Thanks for the wonderful post

Christyne Butler said...

Terrific story, Pam!

I too remember when I stopped being one of the gang and turned into a girl...thanks to a first kiss sitting on the bumper of a white van during my dad's softball game while my family was stationed in Turkey. Oh, Robbie Graves...curly hair and a killer smile!

Jennifer Jakes said...

I too grew up with all boys. I remember begging to let my Barbie come into the Lone Ranger and Tonto's camp -- they made her be the chuck wagon cook. (I made her ride off on Silver once the LR and T bedded down. LOL)
And football: We had a cute neighbor boy too. My first serious crush. He said I could play, but told my brothers they had to switch to "touch" b/c it wasn't nice to tackle a girl. HA
Thanks for bringing back great memories.
And yes, it does help when writing the male POV:)

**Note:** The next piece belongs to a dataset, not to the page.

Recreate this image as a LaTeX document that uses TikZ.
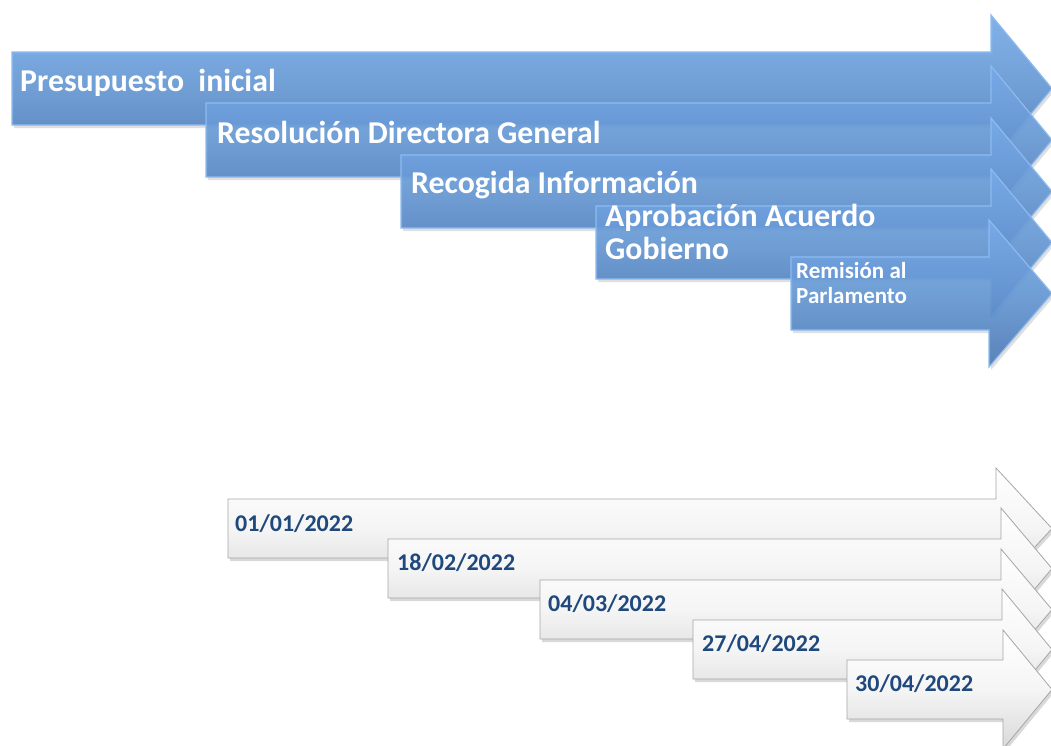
\documentclass[tikz,border=0pt]{standalone}
\usepackage{fontspec}
\setmainfont{Carlito}
\usetikzlibrary{shadows}
\definecolor{bTop}{HTML}{78ACEA}
\definecolor{bMid}{HTML}{6598D5}
\definecolor{bBot}{HTML}{4A78B4}
\definecolor{bEdge}{HTML}{8DBBF0}
\definecolor{wBot}{HTML}{D9D9D9}
\definecolor{wEdge}{HTML}{A6A6A6}
\definecolor{dateblue}{HTML}{1F497D}
\tikzset{
  bluearrow/.style={top color=bTop, bottom color=bBot, middle color=bMid, fill opacity=0.9,
    draw=bEdge, line width=1.2pt, line join=miter,
    drop shadow={opacity=0.25, shadow xshift=2pt, shadow yshift=-3pt}},
  whitearrow/.style={top color=white, bottom color=wBot, middle color=white!96!black,
    draw=wEdge, line width=0.8pt, line join=miter,
    drop shadow={opacity=0.3, shadow xshift=2pt, shadow yshift=-3pt}},
  toptext/.style={anchor=base west, text=white, font=\bfseries\fontsize{31.8}{33}\selectfont, inner sep=0pt, align=left},
  smalltext/.style={anchor=base west, text=white, font=\bfseries\fontsize{23}{25}\selectfont, inner sep=0pt, align=left},
  datetext/.style={anchor=base west, text=dateblue, font=\bfseries\fontsize{24}{26}\selectfont, inner sep=0pt}
}
% #1 left x, #2 top y, #3 bottom y, #4 head start x, #5 head overhang, #6 style
\newcommand\myArrow[6]{%
  \path[#6] (#1,#2) -- (#4,#2) -- (#4,#2-#5) -- (1052,{(#2+#3)/2}) -- (#4,#3+#5) -- (#4,#3) -- (#1,#3) -- cycle;}
\begin{document}
\begin{tikzpicture}[x=1pt,y=-1pt]
\useasboundingbox (0,0) rectangle (1051,745);
% blue arrows
\myArrow{12}{52}{125}{991}{37}{bluearrow}
\node[toptext] (t1) at (20,91) {Presupuesto\ \ inicial};
\myArrow{206}{103}{177}{991}{37}{bluearrow}
\node[toptext] (t2) at (217,143) {Resolución Directora General};
\myArrow{401}{155}{228}{991}{37}{bluearrow}
\node[toptext] (t3) at (411,193) {Recogida Información};
\myArrow{596}{206}{279}{991}{37}{bluearrow}
\node[toptext] (t4) at (605,259) {Aprobación Acuerdo\\Gobierno};
\myArrow{791}{257}{330}{989}{37}{bluearrow}
\node[smalltext] (t5) at (796,303) {Remisión al\\Parlamento};
% white arrows
\myArrow{228}{499}{558}{996}{31}{whitearrow}
\node[datetext] (d1) at (235,531) {01/01/2022};
\myArrow{388}{539}{598}{1001}{31}{whitearrow}
\node[datetext] (d2) at (397,570) {18/02/2022};
\myArrow{540}{580}{639}{1001}{31}{whitearrow}
\node[datetext] (d3) at (548,611) {04/03/2022};
\myArrow{693}{620}{679}{1002}{31}{whitearrow}
\node[datetext] (d4) at (702,651) {27/04/2022};
\myArrow{847}{660}{719}{1003}{30}{whitearrow}
\node[datetext] (d5) at (855,691) {30/04/2022};
\end{tikzpicture}
\end{document}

Vonnie Davis ~ Romance Author said...

A lovely, refreshing post. Men are so much fun to write about. I love my job!!

Pamela Hearon said...

Lots of tomboys here, then! And wasn't it grand? In many ways, I think the boys spoiled me:-) As a young adult, I loved hanging out with the guys at social events because their conversation seemed so much more interesting to me. Then I had kids and had an immediate kinship with every other woman in the world:-)

Thanks to all of you for stopping by!

((((hugs))))

Pamela

Angie said...

I had three older brothers growing up, so I can relate to this, Pam. I agree with Maggie - no wonder your heroes are so awesome!